The other day my husband told me where I could find him – at one of our favorite DVD stores, in our old neighborhood, where we get our fix of movies and American TV shows for 7-10 RMB per disc.
Even if you don’t find a film you want to watch, it’s fun to read the plot summaries on the packaging. For example, on the back of It’s Complicated, I read:
“Love is a very complex about love, divorce, as well as all the films and their related. The story revolves around three children, runs a bakery Barbara Christmas, life is very wishful Jane car eer start. Although she had been divorced ten years, it has been well maintained and ex-Jack relationship. However, they left town to attend his son’s graduation ceremony, everything became complicated, they are quietly sprouting their new love of…. Jack and a young beauty remarriage, while Jane was in love with his kitchen renovations architect Adam.”
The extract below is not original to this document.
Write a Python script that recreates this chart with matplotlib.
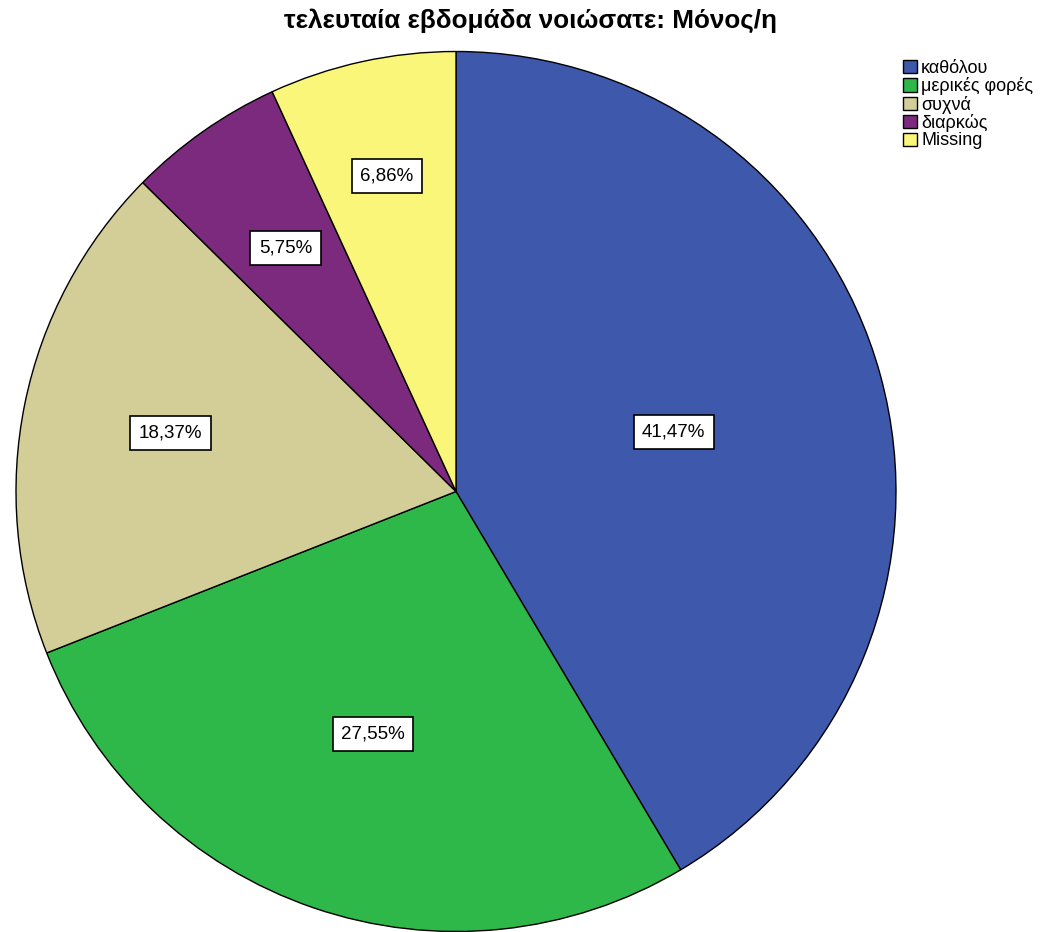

But I’m digressing again. On this day, when I walked into Big Movie, no husband. I began to get irritated. And then I slowed down and looked around. All the movies on the shelves were Asian. And the place seemed to have shrunk. Sadly, Big Movie had become Small Movie.
“Where are all the western DVDs?” I asked a young lady. Without a word, she took two steps to the other end of the foreshortened aisle and pulled on a cabinet, which swung out to reveal a door.
And behind it, down the rest of the aisle, was my husband, perusing boxed sets of 24, The Wire, Weeds, and (I’m sorry to say) Sex in the City. I thought maybe I had wandered back in time onto the set of The Sting or something.
Apparently the word has gone out: No fake goods for the next six months. Shanghai is going to be soooo squeaky clean for Expo. At least in the front part of the stores.